**OBJECTIVE**
Word for word, give the material below again, minus any images.

**DATASET EXTRACT**
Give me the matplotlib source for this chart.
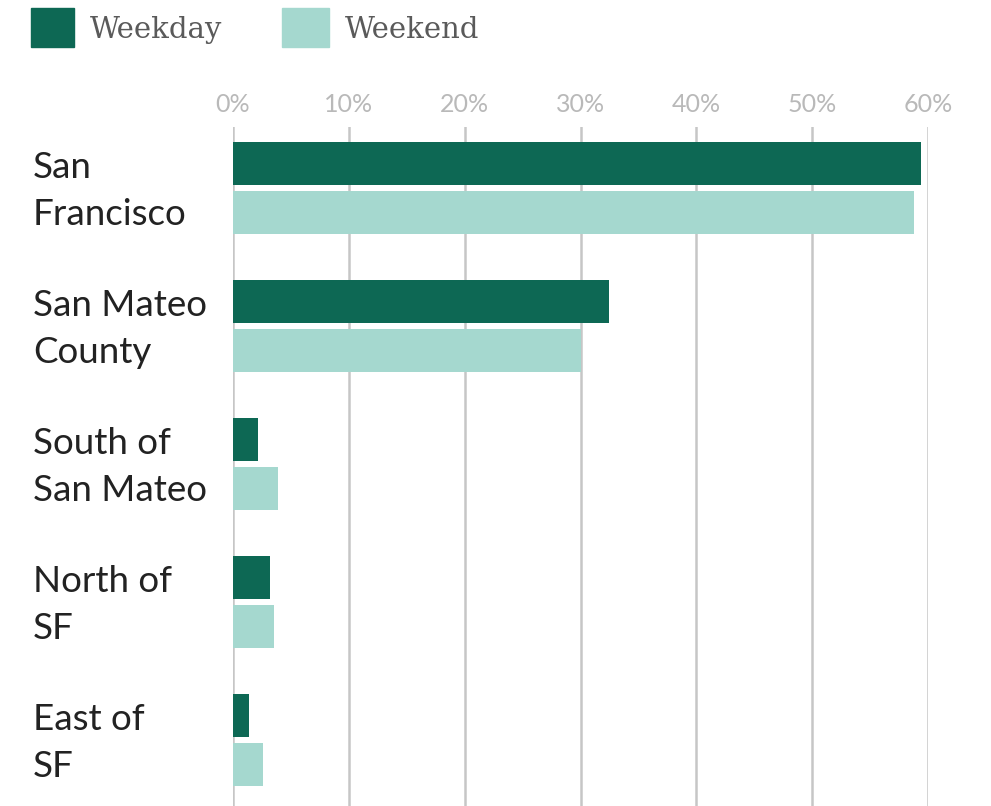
import matplotlib.pyplot as plt
from matplotlib.patches import Rectangle
from matplotlib.transforms import blended_transform_factory

# data
regions = ["San\nFrancisco", "San Mateo\nCounty", "South of\nSan Mateo", "North of\nSF", "East of\nSF"]
weekday = [59.4, 32.5, 2.2, 3.2, 1.4]
weekend = [58.8, 30.0, 3.9, 3.5, 2.6]
ticks = [0, 10, 20, 30, 40, 50, 60]
tick_labels = ["0%", "10%", "20%", "30%", "40%", "50%", "60%"]

c_weekday = "#0d6854"
c_weekend = "#a5d8cf"
grid_c = "#c6c6c6"

W, H = 991, 806
fig = plt.figure(figsize=(W / 100, H / 100), dpi=100)
# axes in pixel coords: x 233..928, y 127..806
ax = fig.add_axes([233 / W, 0, (928 - 233) / W, (806 - 127) / H])

bh = 43 / 138
off = 24.5 / 138
idx = list(range(len(regions)))
ax.barh([i - off for i in idx], weekday, height=bh, color=c_weekday, zorder=3)
ax.barh([i + off for i in idx], weekend, height=bh, color=c_weekend, zorder=3)

ax.set_xlim(0, 60)
ax.set_ylim(4.478, -0.442)

for t in ticks:
    ax.axvline(t, color=grid_c, lw=1.8, zorder=1)

for s in ax.spines.values():
    s.set_visible(False)
ax.set_yticks([])
ax.xaxis.tick_top()
ax.set_xticks(ticks)
ax.set_xticklabels(tick_labels)
ax.tick_params(axis="x", length=0, pad=8, labelsize=18, labelcolor="#b9b9b9")
for lab in ax.get_xticklabels():
    lab.set_fontfamily("Lato")

tr = blended_transform_factory(fig.transFigure, ax.transData)
for i, r in enumerate(regions):
    ax.text(33 / W, i + 0.02, r, transform=tr, ha="left", va="center",
            fontsize=26.5, family="Lato", color="#222222", linespacing=1.5)

# legend
fig.add_artist(Rectangle((31 / W, 1 - 47 / H), 43 / W, 39 / H,
                         transform=fig.transFigure, color=c_weekday))
fig.text(90 / W, 1 - 30 / H, "Weekday", ha="left", va="center",
         fontsize=21, family="DejaVu Serif", color="#5a5a5a")
fig.add_artist(Rectangle((282 / W, 1 - 47 / H), 47 / W, 39 / H,
                         transform=fig.transFigure, color=c_weekend))
fig.text(345 / W, 1 - 30 / H, "Weekend", ha="left", va="center",
         fontsize=21, family="DejaVu Serif", color="#5a5a5a")

fig.savefig("out.png", dpi=100)
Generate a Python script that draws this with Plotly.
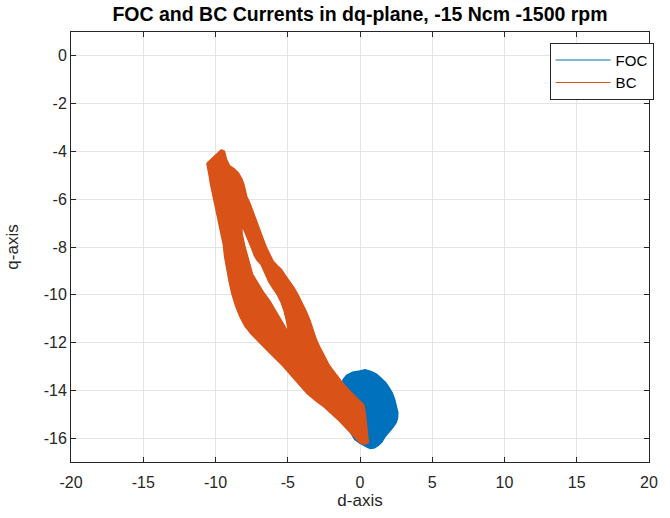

**ANSWER TO THIS EXERCISE**
Give me the matplotlib source for this chart.
import matplotlib.pyplot as plt
from matplotlib.patches import Rectangle
from matplotlib.transforms import blended_transform_factory

# data
regions = ["San\nFrancisco", "San Mateo\nCounty", "South of\nSan Mateo", "North of\nSF", "East of\nSF"]
weekday = [59.4, 32.5, 2.2, 3.2, 1.4]
weekend = [58.8, 30.0, 3.9, 3.5, 2.6]
ticks = [0, 10, 20, 30, 40, 50, 60]
tick_labels = ["0%", "10%", "20%", "30%", "40%", "50%", "60%"]

c_weekday = "#0d6854"
c_weekend = "#a5d8cf"
grid_c = "#c6c6c6"

W, H = 991, 806
fig = plt.figure(figsize=(W / 100, H / 100), dpi=100)
# axes in pixel coords: x 233..928, y 127..806
ax = fig.add_axes([233 / W, 0, (928 - 233) / W, (806 - 127) / H])

bh = 43 / 138
off = 24.5 / 138
idx = list(range(len(regions)))
ax.barh([i - off for i in idx], weekday, height=bh, color=c_weekday, zorder=3)
ax.barh([i + off for i in idx], weekend, height=bh, color=c_weekend, zorder=3)

ax.set_xlim(0, 60)
ax.set_ylim(4.478, -0.442)

for t in ticks:
    ax.axvline(t, color=grid_c, lw=1.8, zorder=1)

for s in ax.spines.values():
    s.set_visible(False)
ax.set_yticks([])
ax.xaxis.tick_top()
ax.set_xticks(ticks)
ax.set_xticklabels(tick_labels)
ax.tick_params(axis="x", length=0, pad=8, labelsize=18, labelcolor="#b9b9b9")
for lab in ax.get_xticklabels():
    lab.set_fontfamily("Lato")

tr = blended_transform_factory(fig.transFigure, ax.transData)
for i, r in enumerate(regions):
    ax.text(33 / W, i + 0.02, r, transform=tr, ha="left", va="center",
            fontsize=26.5, family="Lato", color="#222222", linespacing=1.5)

# legend
fig.add_artist(Rectangle((31 / W, 1 - 47 / H), 43 / W, 39 / H,
                         transform=fig.transFigure, color=c_weekday))
fig.text(90 / W, 1 - 30 / H, "Weekday", ha="left", va="center",
         fontsize=21, family="DejaVu Serif", color="#5a5a5a")
fig.add_artist(Rectangle((282 / W, 1 - 47 / H), 47 / W, 39 / H,
                         transform=fig.transFigure, color=c_weekend))
fig.text(345 / W, 1 - 30 / H, "Weekend", ha="left", va="center",
         fontsize=21, family="DejaVu Serif", color="#5a5a5a")

fig.savefig("out.png", dpi=100)
Generate a Python script that draws this with Plotly.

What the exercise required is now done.